Boeing has been hiring workers to prepare for higher production rates, but those haven't materialized because production was limited by regulators after a door plug on an Alaska Airlines plane burst in January.

INDUSTRIAL ALARM

The one-year delay in 777X deliveries to 2026 was widely expected in the industry and brings the delay in deliveries of the 777 mini-jumbo successor to six years due to certification and testing delays.

Tim Clark, president of Emirates Airline, whose initial order for 150 jets helped launch the world's largest twin-engine jet more than a decade ago, hinted at commercial implications.

“We will have a serious conversation with them over the next few months,” he said in a statement. “I see no way that Boeing can provide meaningful forecasts on delivery dates.”
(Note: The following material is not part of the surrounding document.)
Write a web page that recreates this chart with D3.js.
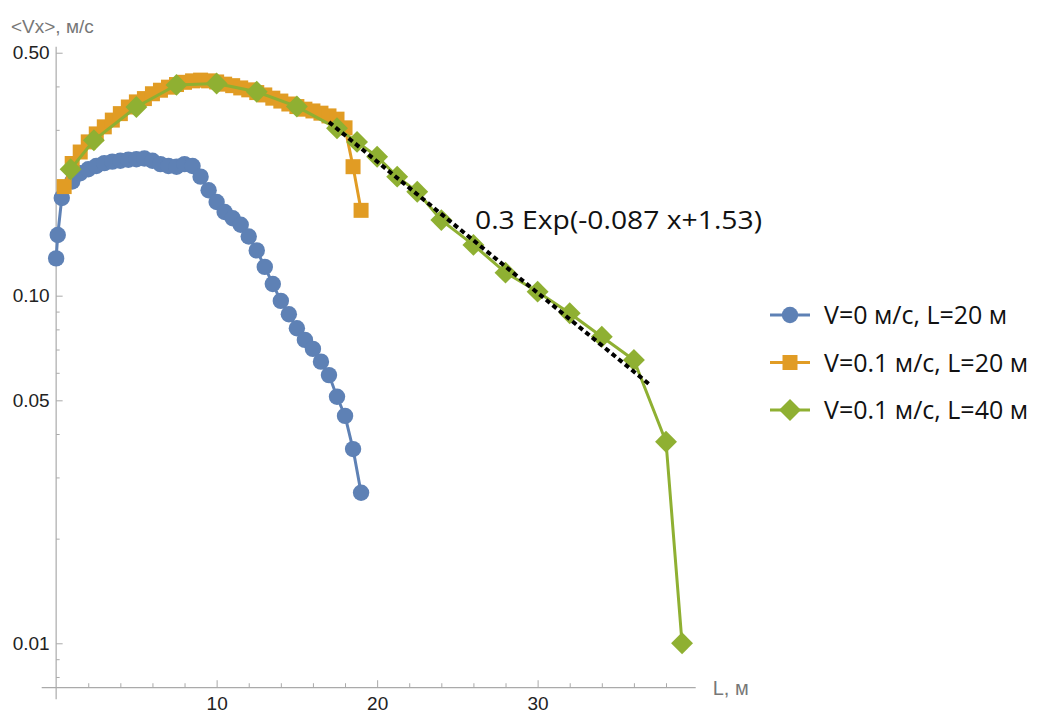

He was also the first senior industry official to express concerns privately whispered by some industry leaders in recent weeks about Boeing's ability to emerge unscathed from the worst crisis ever.

“Unless the company is able to raise funds through a rights issue, I see an imminent investment downgrade as Chapter 11 looms on the horizon,” Clark told Air Current, an aviation industry publication.

Emirates is the largest user of the 777 jet family, a long-haul workhorse whose initial success has been marred by delays to its successor and the crisis that has engulfed Boeing's smaller 737 cash cow over safety and quality problems.

Friday's announcements showed Boeing has just over $10 billion in gross cash, a much-touted figure that analysts said would ease some near-term pressure, while warning that the company still needs to raise cash by year's end.

Most analysts expect Boeing to raise up to $15 billion through a stock offering. But major airlines' perception of Boeing's financial risk remains a sensitive issue because many have billions of dollars in deposits with the plane maker – a risk that some are already trying to limit because of delays, industry sources say.

Boeing declined to comment on Clark's comments.

Ratings agency S&P has warned that Boeing is at risk of losing its prized investment-grade credit rating.